In my opinion, nothing beats the satisfaction of seeing a film come to life. But you know what sweetens the pot? Knowing it was a financial success as well.
Challenges in Predicting ROI in Entertainment
ROI, while essential, is only sometimes straightforward in the entertainment realm. This industry presents its unique challenges:
- Audience’s Whims and Fancies: Even if you’ve poured your heart into a project, made every shot a masterpiece, and got stellar performances from your cast, the audience might just not ‘get it’.
- The Digital Tornado: We’re in an age where trends shift faster than you can say “action”. Today’s ‘in’ platform or format can be old news tomorrow. So predicting where the crowd will be? That’s a gamble.
- The Power of the Pen: Ever seen a single review tank a movie’s prospects? Yeah, critics wield that kind of power sometimes.
Navigating these hurdles underscores the dance between artistic zeal and the hard realities of commerce.
As filmmakers and content creators, it’s tempting to lose oneself entirely in the world of artistic expression.

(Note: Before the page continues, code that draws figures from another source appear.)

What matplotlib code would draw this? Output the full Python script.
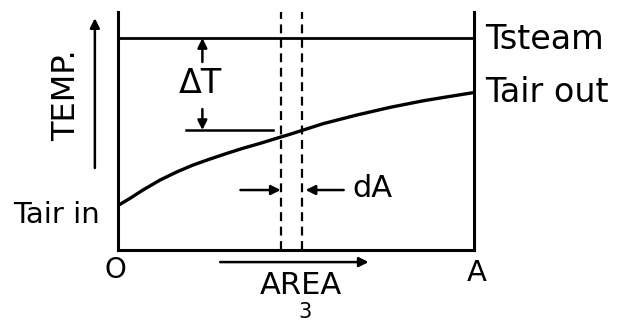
import matplotlib.pyplot as plt

# area fraction (0 = inlet, 1 = A) and temperature scaled so Tsteam = 100
area = [0.0, 0.034, 0.070, 0.118, 0.166, 0.211, 0.258, 0.306, 0.351,
        0.399, 0.455, 0.483, 0.576, 0.671, 0.764, 0.857, 0.933, 1.0]
t_air = [21.0, 24.4, 28.3, 33.0, 36.9, 40.1, 42.9, 45.6, 48.0,
         50.3, 53.2, 54.6, 59.6, 63.7, 67.3, 70.4, 72.5, 74.3]
t_steam = 100.0
strip = [0.457, 0.518]  # the dA strip

plt.rcParams["font.family"] = ["DejaVu Sans"]

fig = plt.figure(figsize=(6.26, 3.28), dpi=100)
ax = fig.add_axes([0.1885, 0.2378, 0.5687, 0.7256])

ax.plot(area, t_air, color="black", lw=2.4, solid_capstyle="round",
        solid_joinstyle="round")
ax.axhline(t_steam, color="black", lw=2.0)
for x in strip:
    ax.axvline(x, color="black", lw=1.6, ls=(0, (4, 2.5)))

ax.set_xlim(0, 1)
ax.set_ylim(0, 112.3)
ax.set_xticks([])
ax.set_yticks([])
ax.spines["top"].set_visible(False)
for s in ["left", "bottom", "right"]:
    ax.spines[s].set_linewidth(2.2)

arrow = dict(arrowstyle="-|>", color="black", lw=1.8, mutation_scale=14,
             shrinkA=0, shrinkB=0)

# delta T between steam line and air curve
ax.annotate("", xy=(0.237, 100), xytext=(0.237, 88.7), arrowprops=arrow)
ax.annotate("", xy=(0.237, 56.6), xytext=(0.237, 66.5), arrowprops=arrow)
ax.plot([0.192, 0.434], [56.6, 56.6], color="black", lw=1.8)
ax.text(0.230, 78.8, "ΔT", fontsize=24, ha="center", va="center")

# dA strip arrows
ax.annotate("", xy=(0.457, 28.3), xytext=(0.344, 28.3), arrowprops=arrow)
ax.annotate("", xy=(0.527, 28.3), xytext=(0.634, 28.3), arrowprops=arrow)
ax.text(0.657, 28.8, "dA", fontsize=22, ha="left", va="center")

# axis arrows
ax.annotate("", xy=(-0.065, 109.4), xytext=(-0.065, 38.7), arrowprops=arrow,
            annotation_clip=False)
ax.annotate("", xy=(0.704, -5.7), xytext=(0.287, -5.7), arrowprops=arrow,
            annotation_clip=False)

# labels
ax.text(-0.143, 73.1, "TEMP.", fontsize=23, rotation=90, ha="center",
        va="center", clip_on=False)
ax.text(-0.05, 16.5, "Tair in", fontsize=21, ha="right", va="center",
        clip_on=False)
ax.text(1.03, 99.5, "Tsteam", fontsize=24, ha="left", va="center",
        clip_on=False)
ax.text(1.03, 74.1, "Tair out", fontsize=24, ha="left", va="center",
        clip_on=False)
ax.text(-0.006, -9.4, "O", fontsize=20, ha="center", va="center",
        clip_on=False)
ax.text(1.008, -10.8, "A", fontsize=21, ha="center", va="center",
        clip_on=False)
ax.text(0.514, -16.8, "AREA", fontsize=22, ha="center", va="center",
        clip_on=False)
ax.text(0.525, -29.2, "3", fontsize=15, ha="center", va="center",
        clip_on=False)

fig.savefig("out.png", dpi=100)
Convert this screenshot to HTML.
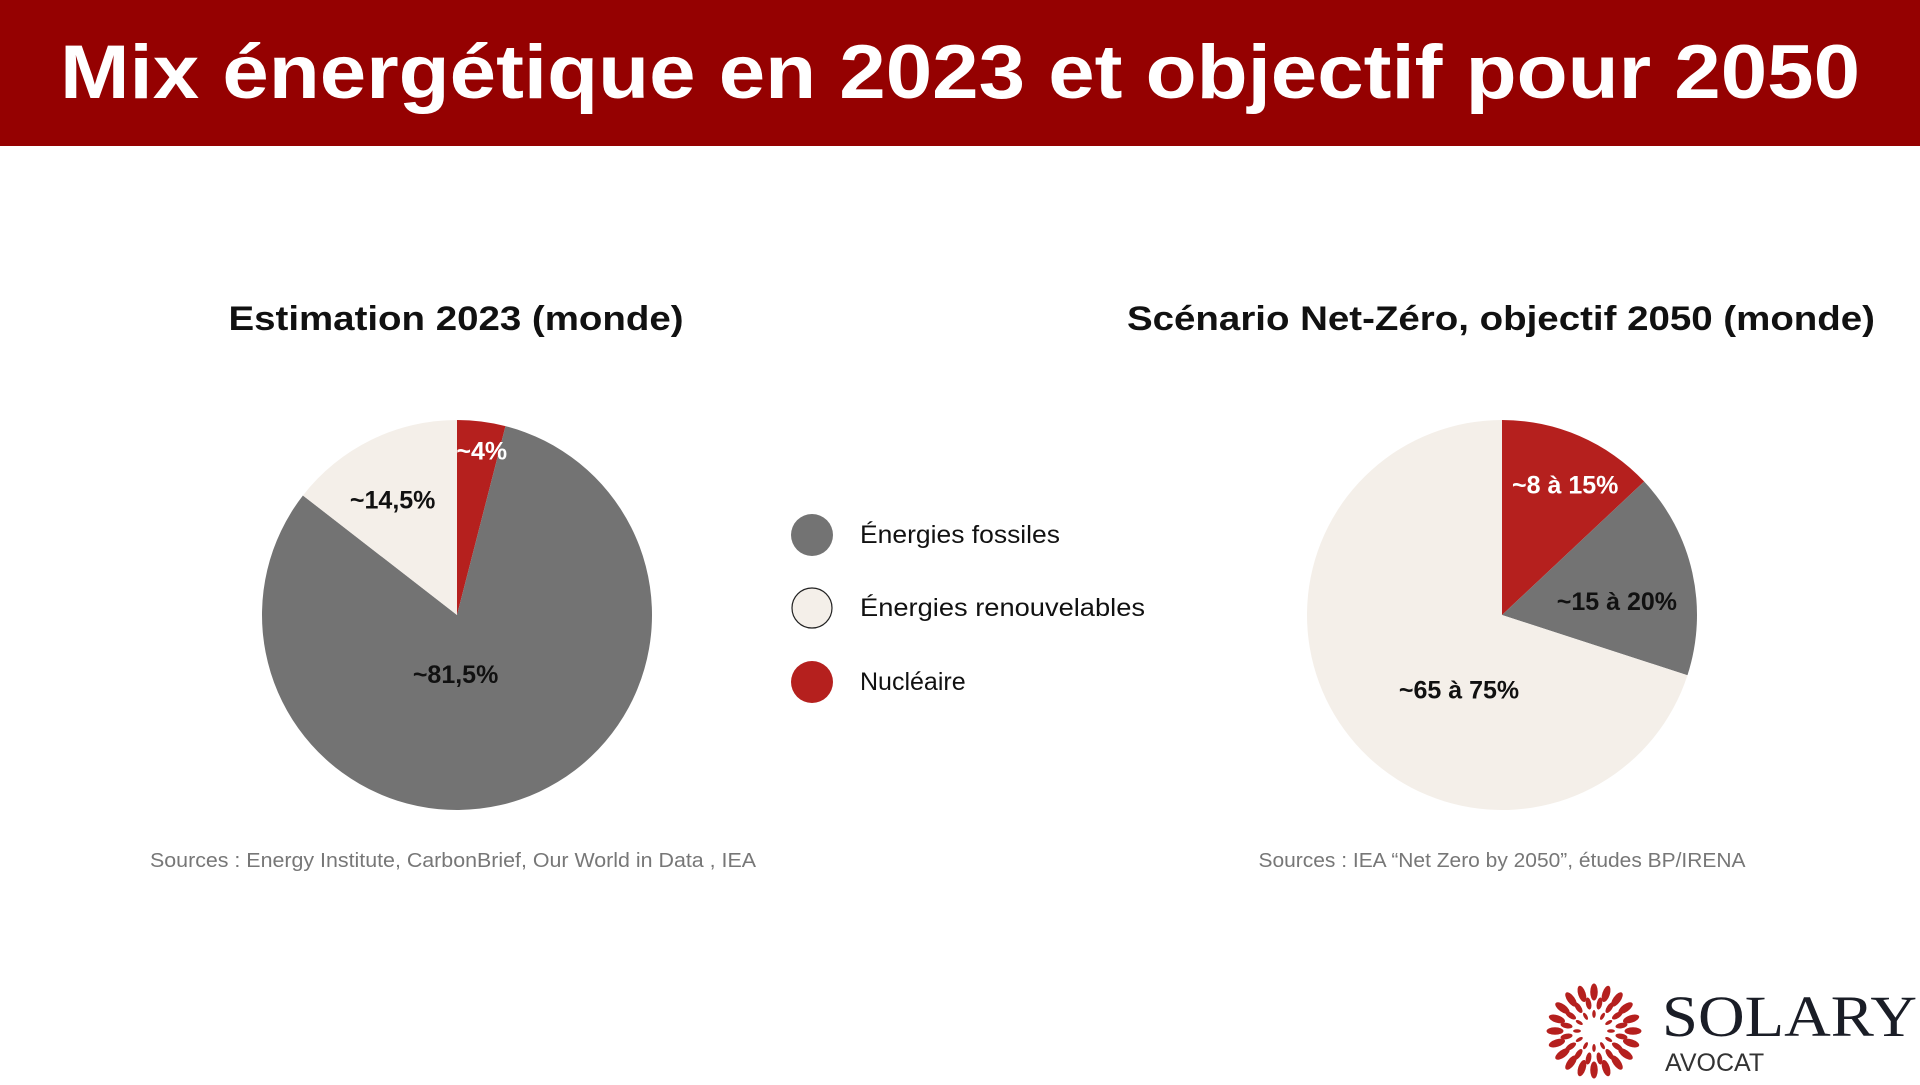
<!DOCTYPE html>
<html><head><meta charset="utf-8"><style>
body{margin:0;width:1920px;height:1080px;background:#fff;overflow:hidden;font-family:"Liberation Sans",sans-serif}
</style></head><body>
<svg width="1920" height="1080" xmlns="http://www.w3.org/2000/svg" id="chart">
<rect x="0" y="0" width="1920" height="146" fill="#950101"/>
<text x="960" y="98" text-anchor="middle" fill="#fff" font-weight="bold" font-size="76" textLength="1800" lengthAdjust="spacingAndGlyphs">Mix énergétique en 2023 et objectif pour 2050</text>
<text x="456" y="330" text-anchor="middle" font-weight="bold" font-size="34" fill="#111" textLength="455" lengthAdjust="spacingAndGlyphs">Estimation 2023 (monde)</text>
<text x="1501" y="330" text-anchor="middle" font-weight="bold" font-size="34" fill="#111" textLength="748" lengthAdjust="spacingAndGlyphs">Scénario Net-Zéro, objectif 2050 (monde)</text>
<g id="pie1"></g>
<g id="pie2"></g>
<g font-size="25" fill="#111">
<circle cx="812" cy="535" r="21" fill="#737373"/>
<text x="860" y="543" textLength="200" lengthAdjust="spacingAndGlyphs">Énergies fossiles</text>
<circle cx="812" cy="608" r="20" fill="#f4efe9" stroke="#222" stroke-width="1.2"/>
<text x="860" y="616" textLength="285" lengthAdjust="spacingAndGlyphs">Énergies renouvelables</text>
<circle cx="812" cy="682" r="21" fill="#b5201e"/>
<text x="860" y="690">Nucléaire</text>
</g>
<text x="453" y="867" text-anchor="middle" font-size="20" fill="#777" textLength="606" lengthAdjust="spacingAndGlyphs">Sources : Energy Institute, CarbonBrief, Our World in Data , IEA</text>
<text x="1502" y="867" text-anchor="middle" font-size="20" fill="#777" textLength="487" lengthAdjust="spacingAndGlyphs">Sources :  IEA “Net Zero by 2050”, études BP/IRENA</text>
<g id="sun"></g>
<text x="1662" y="1036" font-family="Liberation Serif,serif" font-size="58" fill="#1a1d26" textLength="255" lengthAdjust="spacingAndGlyphs">SOLARY</text>
<text x="1665" y="1071" font-size="25" fill="#333">AVOCAT</text>
</svg>
<script>
const categories1=["Nucléaire","Énergies fossiles","Énergies renouvelables"];
const values1=[4,81.5,14.5];
const labels1=["~4%","~81,5%","~14,5%"];
const categories2=["Nucléaire","Énergies fossiles","Énergies renouvelables"];
const values2=[13,17,70];
const labels2=["~8 à 15%","~15 à 20%","~65 à 75%"];
const colors={"Nucléaire":"#b5201e","Énergies fossiles":"#737373","Énergies renouvelables":"#f4efe9"};
const labelColors={"Nucléaire":"#fff","Énergies fossiles":"#111","Énergies renouvelables":"#111"};
const NS="http://www.w3.org/2000/svg";
function pt(cx,cy,r,a){return [cx+r*Math.sin(a),cy-r*Math.cos(a)];}
function drawPie(g,cx,cy,r,cats,vals,labs,labR,nudge){
  const tot=vals.reduce((a,b)=>a+b,0);let start=0;
  cats.forEach((c,i)=>{
    const sweep=vals[i]/tot*2*Math.PI,end=start+sweep;
    const p0=pt(cx,cy,r,start),p1=pt(cx,cy,r,end);
    const p=document.createElementNS(NS,"path");
    p.setAttribute("d",`M${cx},${cy}L${p0[0]},${p0[1]}A${r},${r} 0 ${sweep>Math.PI?1:0} 1 ${p1[0]},${p1[1]}Z`);
    p.setAttribute("fill",colors[c]);
    
    
    g.appendChild(p);
    start=end;
  });
  start=0;
  cats.forEach((c,i)=>{
    const sweep=vals[i]/tot*2*Math.PI,mid=start+sweep/2;
    const lr=r*labR[i];const q=pt(cx,cy,lr,mid);
    const t=document.createElementNS(NS,"text");
    t.setAttribute("x",q[0]+nudge[i][0]);t.setAttribute("y",q[1]+9+nudge[i][1]);
    t.setAttribute("text-anchor","middle");t.setAttribute("font-weight","bold");
    t.setAttribute("font-size","25");t.setAttribute("fill",labelColors[c]);
    t.textContent=labs[i];
    
    
    g.appendChild(t);
    start+=sweep;
  });
}
drawPie(document.getElementById("pie1"),457,615,195,categories1,values1,labels1,[0.85,0.31,0.75],[[4,0],[-21,2],[0,16]]);
drawPie(document.getElementById("pie2"),1502,615,195,categories2,values2,labels2,[0.7,0.63,0.38],[[9,-5],[-5,13],[17,31]]);
const sun=document.getElementById("sun");
[[17,2.2],[28,3.4],[39,4.7]].forEach(([rr,w],k)=>{
  const cnt=k==0?12:(k==1?16:20);
  for(let i=0;i<cnt;i++){
    const a=i/cnt*360+(k%2?360/cnt/2:0);
    const e=document.createElementNS(NS,"ellipse");
    e.setAttribute("cx",0);e.setAttribute("cy",-rr);e.setAttribute("rx",w*0.8);e.setAttribute("ry",w*1.8);
    e.setAttribute("fill","#b5201e");
    e.setAttribute("transform",`translate(1594,1031) rotate(${a})`);
    
    
    sun.appendChild(e);
  }
});
</script>
</body></html>
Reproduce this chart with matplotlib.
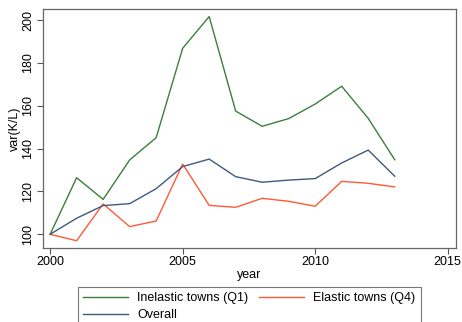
import matplotlib
matplotlib.use('Agg')
import matplotlib.pyplot as plt

years = list(range(2000, 2014))
inelastic = [100, 126.4, 116.3, 134.7, 145.1, 186.8, 201.6, 157.5, 150.4, 154.0, 160.8, 169.1, 154.1, 134.8]
elastic = [100, 97.0, 114.2, 103.6, 106.2, 132.8, 113.5, 112.6, 116.8, 115.4, 113.1, 124.7, 123.8, 122.1]
overall = [100, 107.5, 113.4, 114.3, 121.3, 131.6, 135.1, 126.9, 124.3, 125.3, 126.0, 133.3, 139.3, 127.1]

plt.rcParams['font.family'] = ['Liberation Sans', 'DejaVu Sans']

fig = plt.figure(figsize=(4.62, 3.22), dpi=100)
ax = fig.add_axes([42.7 / 462, 1 - 247.7 / 322, 413 / 462, 238.4 / 322])

l1, = ax.plot(years, inelastic, color='#3b7f3b', lw=1.0, label='Inelastic towns (Q1)')
l2, = ax.plot(years, elastic, color='#ff5a36', lw=1.0, label='Elastic towns (Q4)')
l3, = ax.plot(years, overall, color='#3d5a80', lw=1.0, label='Overall')

ax.set_xlim(1999.72, 2015.3)
ax.set_ylim(93.75, 205)
ax.set_xticks([2000, 2005, 2010, 2015])
ax.set_yticks([100, 120, 140, 160, 180, 200])
ax.tick_params(axis='both', labelsize=9, length=4, width=0.8, color='#555555', pad=2)
for lab in ax.get_yticklabels():
    lab.set_rotation(90)
    lab.set_va('center')
for s in ax.spines.values():
    s.set_color('#666666')
    s.set_linewidth(0.9)

ax.set_xlabel('year', fontsize=9, labelpad=1)
ax.set_ylabel('var(K/L)', fontsize=9, labelpad=1)

# column-major fill: put Overall second so it lands under Inelastic
leg = ax.legend([l1, l3, l2], [l1.get_label(), l3.get_label(), l2.get_label()],
                loc='upper center', bbox_to_anchor=(0.5, -0.164), borderaxespad=0,
                ncol=2, fontsize=9, frameon=True, fancybox=False, edgecolor='#555555',
                handlelength=3.6, handletextpad=0.7, columnspacing=0.9,
                borderpad=0.45, labelspacing=0.4)
leg.get_frame().set_linewidth(0.8)

fig.savefig('out.png', dpi=100)
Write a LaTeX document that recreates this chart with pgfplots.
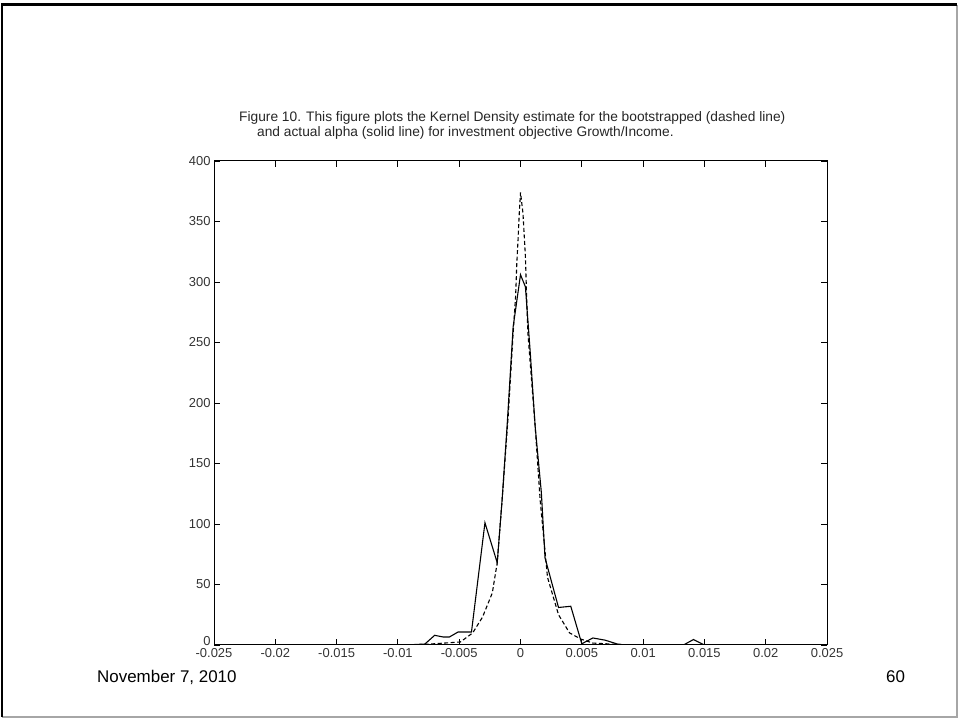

But just as the heart draws vitality from the nutrients we consume, transforming them into life-giving blood, the soul of art also thrives on the practicalities of business. Through understanding and navigating these financial underpinnings, artists can truly bring their visions to life and share them with the world.
So, embrace the numbers, the metrics, and the financials. They aren’t chains that bind your creativity but the veins that allow your art to live, breathe, and flourish.